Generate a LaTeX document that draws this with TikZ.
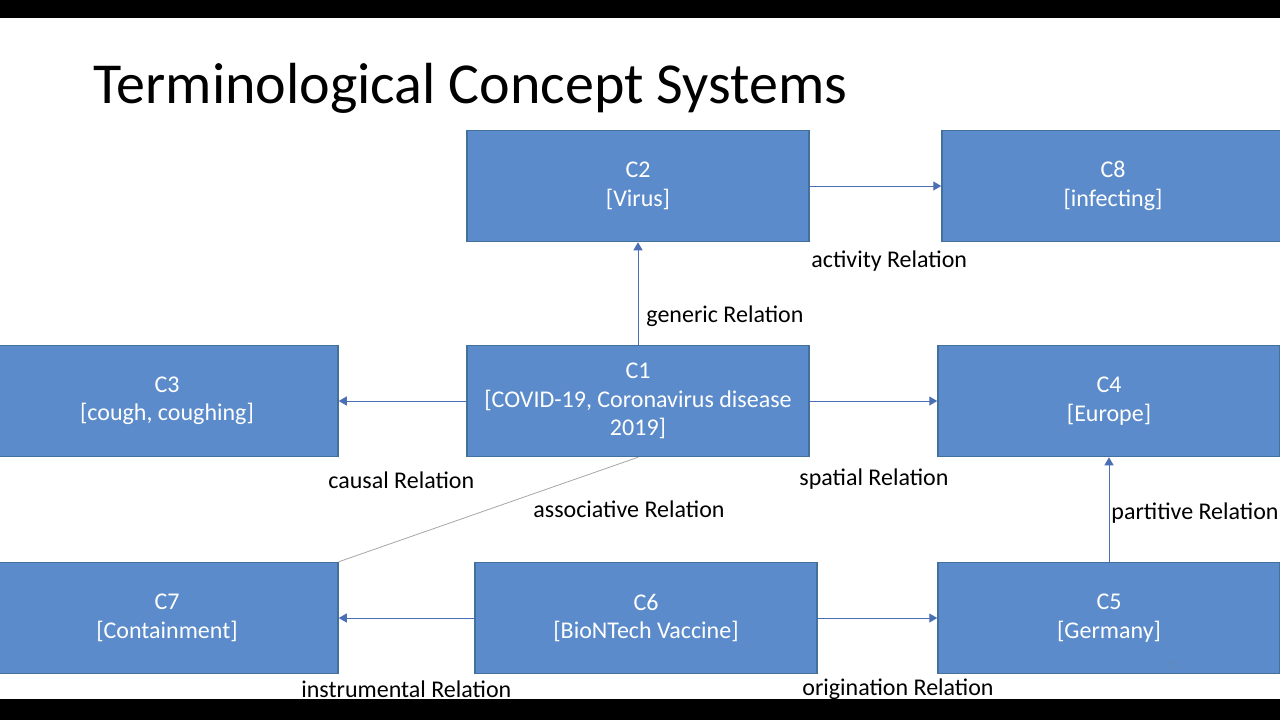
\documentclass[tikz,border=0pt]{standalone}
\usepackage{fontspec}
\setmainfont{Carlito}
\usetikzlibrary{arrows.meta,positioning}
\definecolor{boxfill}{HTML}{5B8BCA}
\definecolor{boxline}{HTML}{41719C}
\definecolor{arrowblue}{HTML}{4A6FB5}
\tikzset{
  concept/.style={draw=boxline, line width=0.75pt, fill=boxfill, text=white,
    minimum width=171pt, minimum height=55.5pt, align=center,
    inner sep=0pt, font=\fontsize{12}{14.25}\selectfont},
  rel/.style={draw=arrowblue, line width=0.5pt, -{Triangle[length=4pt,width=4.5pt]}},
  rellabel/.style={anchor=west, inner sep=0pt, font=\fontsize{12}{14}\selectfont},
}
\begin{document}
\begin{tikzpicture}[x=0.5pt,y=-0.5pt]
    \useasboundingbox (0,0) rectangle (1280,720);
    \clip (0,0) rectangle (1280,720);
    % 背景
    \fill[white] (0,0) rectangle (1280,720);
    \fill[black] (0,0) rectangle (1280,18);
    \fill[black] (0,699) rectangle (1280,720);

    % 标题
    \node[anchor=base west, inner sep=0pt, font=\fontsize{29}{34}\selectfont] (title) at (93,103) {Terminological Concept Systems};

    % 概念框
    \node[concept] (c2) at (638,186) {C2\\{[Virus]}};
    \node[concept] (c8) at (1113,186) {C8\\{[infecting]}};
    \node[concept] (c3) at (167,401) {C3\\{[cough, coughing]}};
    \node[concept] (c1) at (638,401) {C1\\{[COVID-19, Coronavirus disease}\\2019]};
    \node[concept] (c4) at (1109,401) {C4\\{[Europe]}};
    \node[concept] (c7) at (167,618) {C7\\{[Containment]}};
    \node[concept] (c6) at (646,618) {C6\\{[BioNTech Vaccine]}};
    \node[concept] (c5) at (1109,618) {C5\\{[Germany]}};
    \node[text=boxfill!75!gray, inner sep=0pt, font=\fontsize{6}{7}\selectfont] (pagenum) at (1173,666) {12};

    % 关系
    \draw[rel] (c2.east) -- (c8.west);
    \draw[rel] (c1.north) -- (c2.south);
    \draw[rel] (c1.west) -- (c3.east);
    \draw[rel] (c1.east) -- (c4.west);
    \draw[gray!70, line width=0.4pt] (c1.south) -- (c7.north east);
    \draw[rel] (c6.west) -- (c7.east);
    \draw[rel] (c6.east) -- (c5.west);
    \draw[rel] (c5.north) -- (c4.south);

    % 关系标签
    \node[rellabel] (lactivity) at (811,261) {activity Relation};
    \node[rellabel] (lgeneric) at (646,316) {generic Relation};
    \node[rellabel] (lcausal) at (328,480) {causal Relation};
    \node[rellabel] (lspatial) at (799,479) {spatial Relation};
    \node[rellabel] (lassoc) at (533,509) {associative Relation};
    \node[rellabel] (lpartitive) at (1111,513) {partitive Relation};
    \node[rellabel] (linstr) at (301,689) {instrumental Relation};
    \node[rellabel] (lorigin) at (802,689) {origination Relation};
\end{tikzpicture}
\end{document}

+---+

The lines from the top of the data above through the one holding "(title) at (93,103)" are to be repeated exactly, and only those, with no pictures.

Generate a LaTeX document that draws this with TikZ.
\documentclass[tikz,border=0pt]{standalone}
\usepackage{fontspec}
\setmainfont{Carlito}
\usetikzlibrary{arrows.meta,positioning}
\definecolor{boxfill}{HTML}{5B8BCA}
\definecolor{boxline}{HTML}{41719C}
\definecolor{arrowblue}{HTML}{4A6FB5}
\tikzset{
  concept/.style={draw=boxline, line width=0.75pt, fill=boxfill, text=white,
    minimum width=171pt, minimum height=55.5pt, align=center,
    inner sep=0pt, font=\fontsize{12}{14.25}\selectfont},
  rel/.style={draw=arrowblue, line width=0.5pt, -{Triangle[length=4pt,width=4.5pt]}},
  rellabel/.style={anchor=west, inner sep=0pt, font=\fontsize{12}{14}\selectfont},
}
\begin{document}
\begin{tikzpicture}[x=0.5pt,y=-0.5pt]
    \useasboundingbox (0,0) rectangle (1280,720);
    \clip (0,0) rectangle (1280,720);
    % 背景
    \fill[white] (0,0) rectangle (1280,720);
    \fill[black] (0,0) rectangle (1280,18);
    \fill[black] (0,699) rectangle (1280,720);

    % 标题
    \node[anchor=base west, inner sep=0pt, font=\fontsize{29}{34}\selectfont] (title) at (93,103) {Terminological Concept Systems};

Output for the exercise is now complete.